Written task
Copy all the data exactly, except the pictures.

* * * *

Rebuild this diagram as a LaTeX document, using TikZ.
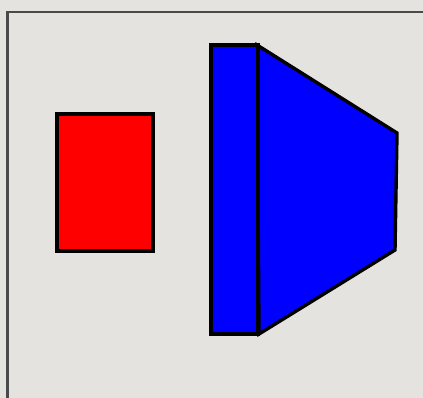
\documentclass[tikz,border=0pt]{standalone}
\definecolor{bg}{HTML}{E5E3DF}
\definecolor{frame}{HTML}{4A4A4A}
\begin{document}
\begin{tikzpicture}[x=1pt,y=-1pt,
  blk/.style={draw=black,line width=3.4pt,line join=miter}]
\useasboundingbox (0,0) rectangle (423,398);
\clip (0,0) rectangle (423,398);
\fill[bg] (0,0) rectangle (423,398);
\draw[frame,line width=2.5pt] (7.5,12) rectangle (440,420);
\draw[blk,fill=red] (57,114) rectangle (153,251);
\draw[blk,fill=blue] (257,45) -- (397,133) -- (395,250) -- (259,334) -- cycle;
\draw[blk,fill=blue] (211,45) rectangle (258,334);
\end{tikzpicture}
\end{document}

* * * *

Exercise answer
Rebuild this diagram as a LaTeX document, using TikZ.
\documentclass[tikz,border=0pt]{standalone}
\definecolor{bg}{HTML}{E5E3DF}
\definecolor{frame}{HTML}{4A4A4A}
\begin{document}
\begin{tikzpicture}[x=1pt,y=-1pt,
  blk/.style={draw=black,line width=3.4pt,line join=miter}]
\useasboundingbox (0,0) rectangle (423,398);
\clip (0,0) rectangle (423,398);
\fill[bg] (0,0) rectangle (423,398);
\draw[frame,line width=2.5pt] (7.5,12) rectangle (440,420);
\draw[blk,fill=red] (57,114) rectangle (153,251);
\draw[blk,fill=blue] (257,45) -- (397,133) -- (395,250) -- (259,334) -- cycle;
\draw[blk,fill=blue] (211,45) rectangle (258,334);
\end{tikzpicture}
\end{document}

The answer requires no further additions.